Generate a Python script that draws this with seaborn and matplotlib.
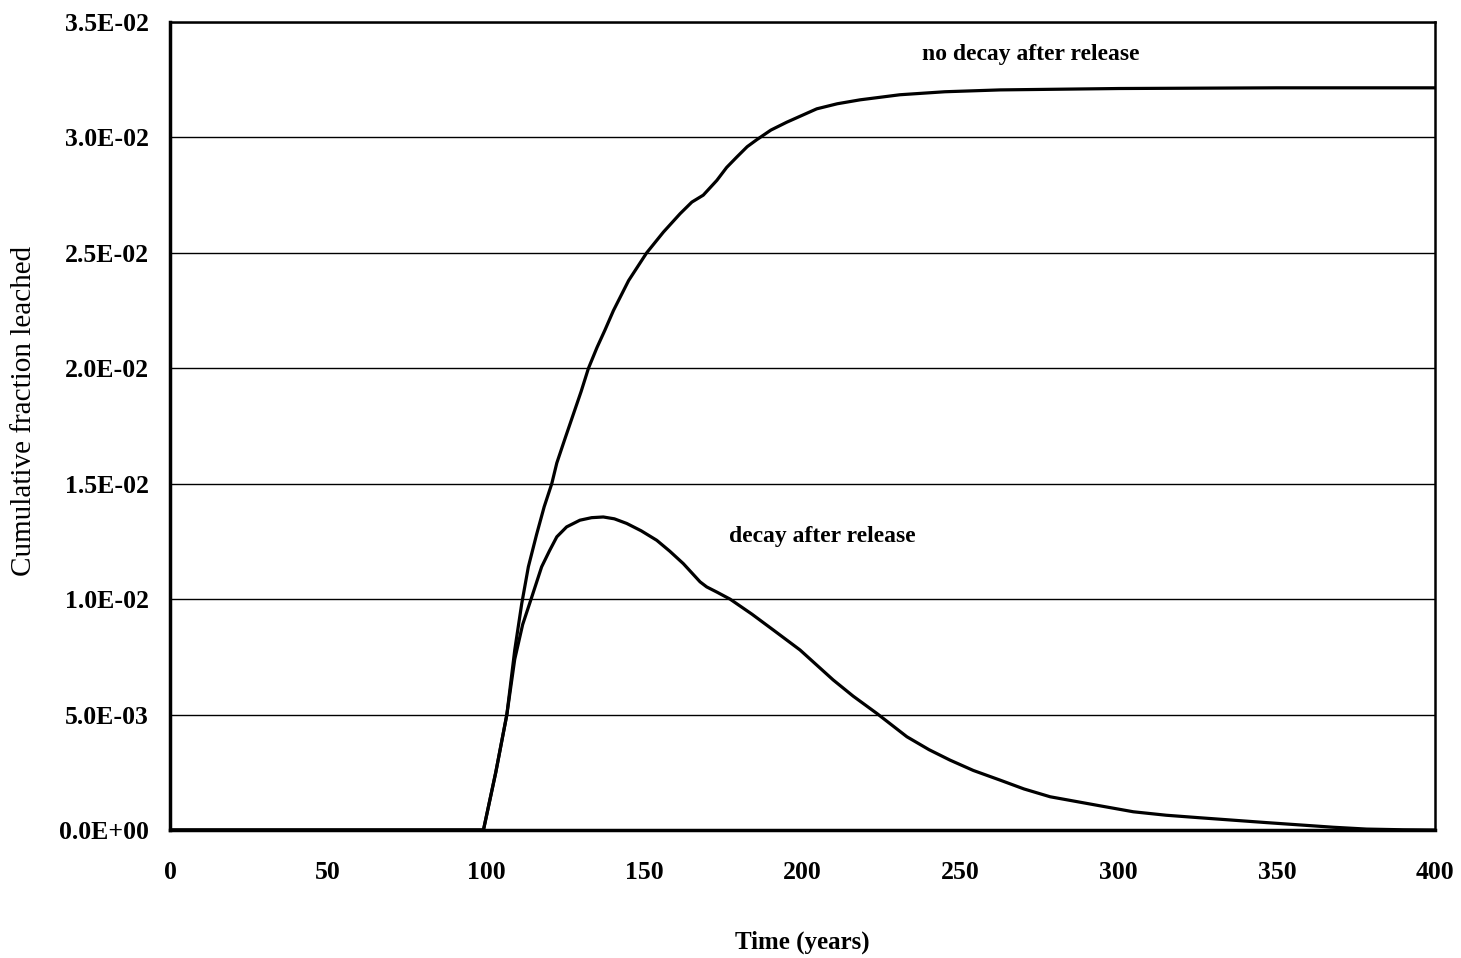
import matplotlib
matplotlib.use('Agg')
import matplotlib.pyplot as plt
import seaborn as sns
import pandas as pd
from matplotlib.ticker import FuncFormatter, MultipleLocator

# values
t_nodecay = [0, 95, 99.1, 103, 106.5, 109, 111.2, 113.3, 115.9, 118.3, 120.7, 122.3,
             125, 127.5, 130, 132.3, 135, 137.5, 140.2, 145, 150.7, 156, 161.3, 165,
             168.6, 172.9, 176, 179.2, 182.5, 185.5, 190, 195, 204.5, 211, 218.2,
             230.8, 245, 262.5, 300, 350, 400]
v_nodecay = [0, 0, 0, 0.0025, 0.005, 0.0078, 0.0098, 0.0114, 0.0128, 0.0140, 0.015, 0.0159,
             0.0170, 0.0180, 0.0190, 0.0200, 0.0209, 0.02165, 0.0225, 0.0238, 0.0250, 0.0259,
             0.0267, 0.0272, 0.0275, 0.02814, 0.0287, 0.02915, 0.0296, 0.0299, 0.03032,
             0.03066, 0.03124, 0.03146, 0.03163, 0.03185, 0.03198, 0.03206, 0.03212,
             0.03215, 0.03215]

t_decay = [0, 95, 99.1, 103, 106.5, 109, 111.5, 114.4, 117.5, 120, 122.3, 125.4, 129.6,
           133.3, 137, 140.5, 144.4, 149, 153.9, 158, 162.3, 167.6, 169.7, 173, 177.1,
           184, 190.8, 199.2, 209.7, 216, 223.5, 233, 240, 246.6, 254, 262.5, 270,
           278.3, 294, 304.6, 315, 325.7, 346.8, 367.8, 378.4, 390, 400]
v_decay = [0, 0, 0, 0.0025, 0.005, 0.0074, 0.0089, 0.0101, 0.0114, 0.0121, 0.0127, 0.01313,
           0.01342, 0.01353, 0.01356, 0.01348, 0.01328, 0.01296, 0.01255, 0.01208, 0.01154,
           0.01075, 0.01053, 0.01030, 0.0100, 0.00935, 0.00866, 0.0078, 0.0065, 0.0058,
           0.00505, 0.00404, 0.00348, 0.00303, 0.00258, 0.00216, 0.00178, 0.00144,
           0.00105, 0.00079, 0.00064, 0.00053, 0.00032, 0.00012, 0.00004, 0.00001, 0]

df = pd.concat([
    pd.DataFrame({'t': t_nodecay, 'v': v_nodecay, 'case': 'no decay after release'}),
    pd.DataFrame({'t': t_decay, 'v': v_decay, 'case': 'decay after release'}),
])

sns.set_theme(style="white")
plt.rcParams['font.family'] = ['Liberation Serif', 'DejaVu Serif']
plt.rcParams['text.color'] = 'black'
plt.rcParams['axes.labelcolor'] = 'black'
plt.rcParams['xtick.color'] = 'black'
plt.rcParams['ytick.color'] = 'black'

fig = plt.figure(figsize=(14.61, 9.58), dpi=100)
ax = fig.add_axes([0.1164, 0.1336, 0.8658, 0.8434])

sns.lineplot(data=df, x='t', y='v', units='case', estimator=None, color='black',
             linewidth=2.3, sort=False, ax=ax, legend=False)

ax.set_xlim(0, 400)
ax.set_ylim(0, 0.035)
ax.xaxis.set_major_locator(MultipleLocator(50))
ax.yaxis.set_major_locator(MultipleLocator(0.005))
ax.yaxis.set_major_formatter(FuncFormatter(lambda v, p: f"{v:.1E}"))

ax.grid(axis='y', color='black', linewidth=1.0)
ax.grid(axis='x', visible=False)
ax.set_axisbelow(True)

for side, lw in [('left', 2.5), ('bottom', 2.5), ('top', 1.8), ('right', 1.8)]:
    ax.spines[side].set_color('black')
    ax.spines[side].set_linewidth(lw)

ax.tick_params(axis='y', direction='out', length=6, width=1, labelsize=18.5, pad=9)
ax.tick_params(axis='x', direction='in', length=5, width=1, labelsize=18.5, pad=22)
for lab in ax.get_xticklabels() + ax.get_yticklabels():
    lab.set_fontweight('bold')

ax.set_xlabel('Time (years)', fontsize=18, fontweight='bold', labelpad=34)
ax.set_ylabel('Cumulative fraction leached', fontsize=21)
ax.yaxis.set_label_coords(-0.105, 0.519)

ax.text(272.3, 0.0336, 'no decay after release', fontsize=17, fontweight='bold',
        ha='center', va='center')
ax.text(206.2, 0.0127, 'decay after release', fontsize=17, fontweight='bold',
        ha='center', va='center')

fig.savefig('out.png', dpi=100)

SHORT PROBLEM >> Please take the lines from the beginning of the data above through the line holding "0.03215, 0.03215]" and transcribe them exactly, without any pictures.

WRITTEN ANSWER >>
Generate a Python script that draws this with seaborn and matplotlib.
import matplotlib
matplotlib.use('Agg')
import matplotlib.pyplot as plt
import seaborn as sns
import pandas as pd
from matplotlib.ticker import FuncFormatter, MultipleLocator

# values
t_nodecay = [0, 95, 99.1, 103, 106.5, 109, 111.2, 113.3, 115.9, 118.3, 120.7, 122.3,
             125, 127.5, 130, 132.3, 135, 137.5, 140.2, 145, 150.7, 156, 161.3, 165,
             168.6, 172.9, 176, 179.2, 182.5, 185.5, 190, 195, 204.5, 211, 218.2,
             230.8, 245, 262.5, 300, 350, 400]
v_nodecay = [0, 0, 0, 0.0025, 0.005, 0.0078, 0.0098, 0.0114, 0.0128, 0.0140, 0.015, 0.0159,
             0.0170, 0.0180, 0.0190, 0.0200, 0.0209, 0.02165, 0.0225, 0.0238, 0.0250, 0.0259,
             0.0267, 0.0272, 0.0275, 0.02814, 0.0287, 0.02915, 0.0296, 0.0299, 0.03032,
             0.03066, 0.03124, 0.03146, 0.03163, 0.03185, 0.03198, 0.03206, 0.03212,
             0.03215, 0.03215]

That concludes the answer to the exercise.